Let $(\lambda_i, \mu_i)$ for $i = 1, \dots, k$ be all the ordered pairs of eigenvalues to $A$ such that $\lambda_i \mu_i = 1$ and let $(x_i, y_i)$ be the corresponding eigenvectors to $A^T$. Then the following is true:
$\operatorname{vec}B = \sum_{i=1}^k \alpha_i x_i \otimes y_i$
and this gives all the $\operatorname{vec}B$ that satisfies the equation. We can also write this on matrix form, $x_i$ forming columns in a matrix and $y_i$ forming rows in another matrix:
$B = \sum_{i=1}^k \alpha_i x_iy_i^T = (x_1, x_2, \dots, x_k)\operatorname{diag}(\alpha_1, \dots, \alpha_n) (y_1, y_2, \dots, y_k)^T$
We can here see that $B$ at most can have the same rank as the number of pairs of eigenvalues $(\lambda_i, \mu_i)$.
$\operatorname{rank} B \leq \operatorname{rank} A$
To guarantee a solution, the existence of an eigenvalue $\lambda$ such that $\lambda^2 = 1$ is enough. For $B$ to be invertible, $A$ has to have eigenvalues whose absolute values are all 1, so the absolute value of the determinant has to be 1 (converse to the result stated in the question!).
The idea seems to be also pretty easy to verify in the original equation $A^TBA = B$.

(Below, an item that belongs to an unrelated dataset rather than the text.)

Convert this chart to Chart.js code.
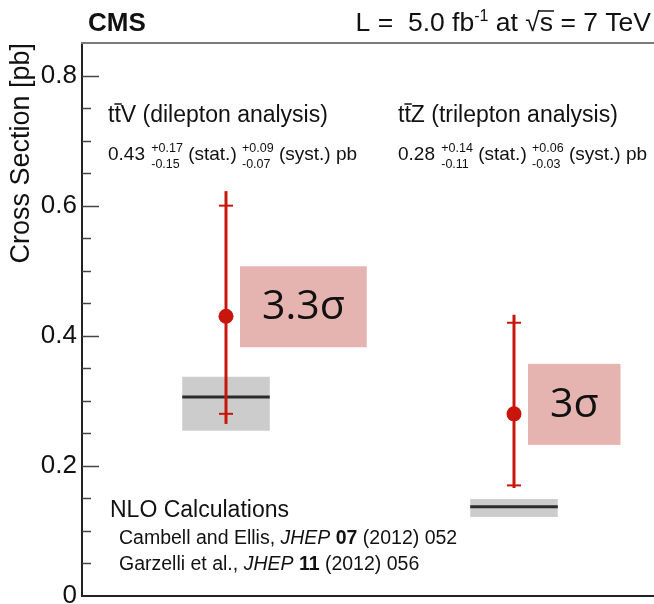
<!DOCTYPE html>
<html>
<head>
<meta charset="utf-8">
<title>ttV cross sections</title>
<script src="https://cdn.jsdelivr.net/npm/chart.js@4.4.0/dist/chart.umd.min.js"></script>
<style>
  html, body { margin: 0; padding: 0; background: #fff; overflow: hidden; }
  /* plot frame runs past the right edge of the page */
  #wrap { width: 654px; height: 604px; overflow: hidden; }
</style>
</head>
<body>
<div id="wrap"><canvas id="xsecChart" width="658" height="604"></canvas></div>
<script>
// measured cross sections [pb]
const channels = ['ttV', 'ttZ'];
const xsec = [0.43, 0.28];
const statUp = [0.17, 0.14];
const statDown = [0.15, 0.11];
const systUp = [0.09, 0.06];
const systDown = [0.07, 0.03];
const significance = ['3.3σ', '3σ'];

// NLO predictions [pb]
const nloCentral = [0.306, 0.137];
const nloLow = [0.254, 0.1215];
const nloHigh = [0.337, 0.149];

// labelled y ticks
const yTicks = [0, 0.2, 0.4, 0.6, 0.8];
const yMax = 0.85;

const FONT = "'Liberation Sans', Arial, Helvetica, sans-serif";
const RED = '#c8160c';

const isMajor = v => yTicks.some(t => Math.abs(t - v) < 1e-6);

// draws a sequence of text pieces; stacked pieces put an upper and lower script at the same x
function drawRuns(ctx, x, y, runs, alignRight) {
    let total = 0;
    runs.forEach(r => {
        ctx.font = r.font;
        if (r.stack) {
            r.w = Math.max(ctx.measureText(r.stack[0]).width, ctx.measureText(r.stack[1]).width);
        } else {
            r.w = ctx.measureText(r.text).width;
        }
        total += r.w + (r.gap || 0);
    });
    let cx = alignRight ? x - total : x;
    ctx.textAlign = 'left';
    ctx.textBaseline = 'alphabetic';
    runs.forEach(r => {
        ctx.font = r.font;
        if (r.stack) {
            ctx.fillText(r.stack[0], cx, y - 8);
            ctx.fillText(r.stack[1], cx, y + 8);
        } else {
            ctx.fillText(r.text, cx, y + (r.dy || 0));
            if (r.over) {
                ctx.beginPath();
                ctx.lineWidth = 1.5;
                ctx.moveTo(cx + r.over[0], y - r.over[2]);
                ctx.lineTo(cx + r.w + r.over[1], y - r.over[2]);
                ctx.stroke();
            }
        }
        cx += r.w + (r.gap || 0);
    });
}

function channelTitle(ctx, x, y, boson, rest) {
    const f = '23px ' + FONT;
    drawRuns(ctx, x, y, [
        { text: 't', font: f },
        { text: 't', font: f, over: [0, 1, 18] },
        { text: boson + ' (' + rest + ' analysis)', font: f }
    ]);
}

function valueLine(ctx, x, y, i) {
    const f = '19px ' + FONT;
    const s = '12.5px ' + FONT;
    drawRuns(ctx, x, y, [
        { text: xsec[i].toFixed(2) + ' ', font: f, gap: 1 },
        { stack: ['+' + statUp[i].toFixed(2), '-' + statDown[i].toFixed(2)], font: s },
        { text: ' (stat.) ', font: f },
        { stack: ['+' + systUp[i].toFixed(2), '-' + systDown[i].toFixed(2)], font: s },
        { text: ' (syst.) pb', font: f }
    ]);
}

const cmsPlugin = {
    id: 'cmsPlugin',
    beforeDatasetDraw(chart, args) {
        if (args.index !== 0) return;
        const ctx = chart.ctx;
        const y = chart.scales.y;
        const bands = chart.getDatasetMeta(1).data;
        const pts = chart.getDatasetMeta(0).data;
        ctx.save();
        // NLO central values
        bands.forEach((bar, i) => {
            const py = y.getPixelForValue(nloCentral[i]);
            ctx.strokeStyle = '#2b2b2b';
            ctx.lineWidth = 3;
            ctx.beginPath();
            ctx.moveTo(bar.x - bar.width / 2, py);
            ctx.lineTo(bar.x + bar.width / 2, py);
            ctx.stroke();
        });
        // stat. and total uncertainties
        pts.forEach((pt, i) => {
            const totUp = Math.sqrt(statUp[i] ** 2 + systUp[i] ** 2);
            const totDown = Math.sqrt(statDown[i] ** 2 + systDown[i] ** 2);
            const top = y.getPixelForValue(xsec[i] + totUp);
            const bot = y.getPixelForValue(xsec[i] - totDown);
            ctx.strokeStyle = RED;
            ctx.lineWidth = 3;
            ctx.beginPath();
            ctx.moveTo(pt.x, top);
            ctx.lineTo(pt.x, bot);
            ctx.stroke();
            ctx.lineWidth = 2;
            [xsec[i] + statUp[i], xsec[i] - statDown[i]].forEach(v => {
                const py = y.getPixelForValue(v);
                ctx.beginPath();
                ctx.moveTo(pt.x - 7, py);
                ctx.lineTo(pt.x + 7, py);
                ctx.stroke();
            });
        });
        ctx.restore();
    },
    afterDatasetsDraw(chart) {
        const ctx = chart.ctx;
        const pts = chart.getDatasetMeta(0).data;
        ctx.save();
        // significance boxes
        pts.forEach((pt, i) => {
            ctx.font = '41px "Open Sans", sans-serif';
            const tw = ctx.measureText(significance[i]).width;
            const bx = pt.x + 14;
            const by = pt.y - 50;
            ctx.fillStyle = '#e5b3b0';
            ctx.fillRect(bx, by, tw + 44, 81);
            ctx.fillStyle = '#111';
            ctx.textAlign = 'center';
            ctx.textBaseline = 'middle';
            ctx.fillText(significance[i], bx + (tw + 44) / 2, by + 41);
        });
        ctx.restore();
    },
    afterDraw(chart) {
        const ctx = chart.ctx;
        const area = chart.chartArea;
        const y = chart.scales.y;
        ctx.save();
        // top frame line
        ctx.strokeStyle = '#7a7a7a';
        ctx.lineWidth = 2;
        ctx.beginPath();
        ctx.moveTo(area.left - 1, area.top);
        ctx.lineTo(area.right, area.top);
        ctx.stroke();
        // inward tick marks
        ctx.strokeStyle = '#444';
        ctx.lineWidth = 1.5;
        y.ticks.forEach(t => {
            if (t.value <= 0 || t.value >= yMax - 1e-6) return;
            const py = Math.round(y.getPixelForValue(t.value)) + 0.5;
            const len = isMajor(t.value) ? 17 : 9;
            ctx.beginPath();
            ctx.moveTo(area.left, py);
            ctx.lineTo(area.left + len, py);
            ctx.stroke();
        });

        ctx.fillStyle = '#111';
        ctx.strokeStyle = '#111';
        // header
        ctx.font = 'bold 26px ' + FONT;
        ctx.textAlign = 'left';
        ctx.textBaseline = 'alphabetic';
        ctx.fillText('CMS', 88, 31);
        const h = '26.5px ' + FONT;
        drawRuns(ctx, 651, 31, [
            { text: 'L =  5.0 fb', font: h },
            { text: '-1', font: '16px ' + FONT, dy: -10 },
            { text: ' at ', font: h },
            { text: '√', font: h },
            { text: 's', font: h, over: [-1, 1, 20] },
            { text: ' = 7 TeV', font: h }
        ], true);

        // channel labels
        channelTitle(ctx, 108, 122, 'V', 'dilepton');
        channelTitle(ctx, 398, 122, 'Z', 'trilepton');
        valueLine(ctx, 108, 160, 0);
        valueLine(ctx, 398, 160, 1);

        // theory references
        ctx.font = '23px ' + FONT;
        ctx.textAlign = 'left';
        ctx.fillText('NLO Calculations', 110, 517);
        const r = '19.5px ' + FONT;
        const ri = 'italic 19.5px ' + FONT;
        const rb = 'bold 19.5px ' + FONT;
        drawRuns(ctx, 119, 544, [
            { text: 'Cambell and Ellis, ', font: r },
            { text: 'JHEP', font: ri },
            { text: ' 07', font: rb },
            { text: ' (2012) 052', font: r }
        ]);
        drawRuns(ctx, 119, 570, [
            { text: 'Garzelli et al., ', font: r },
            { text: 'JHEP', font: ri },
            { text: ' 11', font: rb },
            { text: ' (2012) 056', font: r }
        ]);
        ctx.restore();
    }
};

// keep the plot frame fixed: no extra room reserved for half-height tick labels
function noScalePadding(s) {
    s.paddingTop = 0;
    s.paddingBottom = 0;
    s.paddingLeft = 0;
    s.paddingRight = 0;
}

const ctx = document.getElementById('xsecChart').getContext('2d');
new Chart(ctx, {
    type: 'bar',
    data: {
        labels: channels,
        datasets: [
            {
                type: 'line',
                data: xsec,
                showLine: false,
                pointRadius: 7.5,
                pointBackgroundColor: RED,
                pointBorderWidth: 0,
                order: 0
            },
            {
                type: 'bar',
                data: channels.map((c, i) => [nloLow[i], nloHigh[i]]),
                backgroundColor: '#cccccc',
                borderWidth: 0,
                barPercentage: 0.304,
                categoryPercentage: 1,
                grouped: false,
                order: 2
            }
        ]
    },
    options: {
        responsive: false,
        animation: false,
        devicePixelRatio: 1,
        layout: { autoPadding: false, padding: { top: 43, right: 0, bottom: 0, left: 0 } },
        plugins: { legend: { display: false }, tooltip: { enabled: false } },
        scales: {
            x: {
                type: 'category',
                offset: true,
                grid: { display: false, drawTicks: false },
                ticks: { display: false },
                border: { display: true, color: '#222', width: 2 },
                afterFit: s => { s.height = 8; noScalePadding(s); }
            },
            y: {
                min: 0,
                max: yMax,
                grid: { display: false, drawTicks: false },
                border: { display: true, color: '#222', width: 2 },
                ticks: {
                    stepSize: 0.05,
                    autoSkip: false,
                    maxTicksLimit: 30,
                    padding: 5,
                    color: '#111',
                    font: { family: FONT, size: 26 },
                    callback: v => isMajor(v) ? (Math.abs(v) < 1e-6 ? '0' : v.toFixed(1)) : ''
                },
                title: {
                    display: true,
                    text: 'Cross Section [pb]',
                    align: 'end',
                    color: '#111',
                    font: { family: FONT, size: 27 },
                    padding: { top: 5, bottom: 0 }
                },
                afterFit: s => { s.width = 82; noScalePadding(s); }
            }
        }
    },
    plugins: [cmsPlugin]
});
</script>
</body>
</html>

It is tempting to compare this with the SVD of $B$, but there is a couple of things in the way. $\alpha_i$ can be taken negatively. In some cases the minus sign can be but in one of the vectors instead, but since it's possible that an eigenvector can repeat, this might prove problematic. Second, the eigenvector-sets $\{x_i\}$ and $\{y_i\}$ are not necessarily orthogonal sets, which they need to be.